Он открывает банку консервированного супа «Кэмпбелл». Нож застрял, дальше не идет. Высасывает из дырки немного густой, сладковатой жидкости. И выплевывает в раковину, почему в этой стране все так чертовски приторно. И жарко. И влажно. Пытается читать. Переключает телевизионные каналы. Пытается заснуть. Ее опущенная голова, ее тонкая шея под черными волосами, ее покорность. Обученная, опытная, готовая на все. Она все еще там, все еще можно вернуть. Оплатить разницу. Он мечется на постели, никакого сна, здравый смысл или тело? Ее тело, без одежды, осязаемое. Со всеми нюансами. Шея. Уголки рта. Руки. У нее, конечно, имеется какая-нибудь заразная болезнь. От этой мысли становится легче, но такие девицы носят в сумочках презервативы. Отшельник, чистюля, проповедник, моралист Градник с зонтом в солнечный день, в эпицентре греха Французского квартала. Сегодня вечером здесь в каждой комнате — прикосновения, совокупления, человеческие соития, вздохи, стоны. На той стороне улицы Стелла и Ковальский. Постаревшие, но все еще желанные друг для друга. Вокруг волны желания, неугомонного человеческого вожделения. Один Грегор Градник лежит тут и мысленно сочиняет книгу о меланхолии. Об одиночестве. О вожделении. При мысли о том, как она встает с барного стула, как опирается рукой на его плечо и заговорщически его сжимает, как касается его бедром, когда они вдвоем выходят на улицу, при одной этой мысли кровь моментально разливается по телу, накрывает испарина, меланхолическое вещество, если его не высвободить (так, Блауманн, так?), вот-вот хлынет из глаз и ноздрей. Из разума в тело, из тела, из воспаленной селезенки в душу. Он расстегивает ей пуговицы, молча, нет, не так. Нет, он рассудительно дает ей советы, одновременно задирая юбку. Нет, не так, эти женщины вроде бы сразу раздеваются и идут в душ.

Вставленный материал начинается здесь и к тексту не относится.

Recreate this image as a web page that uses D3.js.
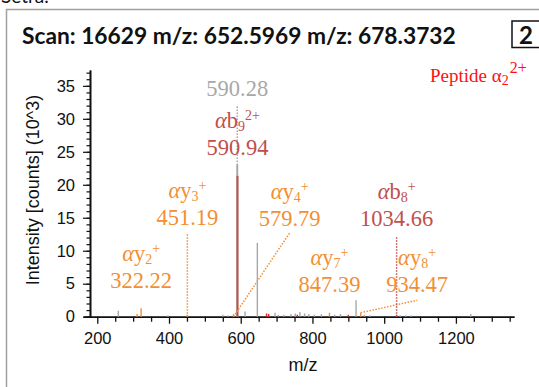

Сосредоточиться, мне нужно сосредоточиться, пока продолжается эта безумная, жаркая, летняя, тараканья, мучительная ночь в чужой стране, когда ни одна мысль уже больше не может остановить распространяемого ею тягучего, смутного возбуждения.
Из компьютера Блауманна:
Это прекрасно, это ужасно. Не только черви, но и тараканы. Его таракан без ума от хлебных крошек.
Презрение к миру. Мысли о могиле. Спать. Хотя бы в эту ночь.
Ночную тишину разорвал дикий хохот с улицы. Это бес хохочет над его человеческой трагедией, над свернувшимся на постели клубком потной мужской плоти, которая хочет убежать от вожделения. Когда мужчина плачет, искуситель смеется. Бог тоже смеется.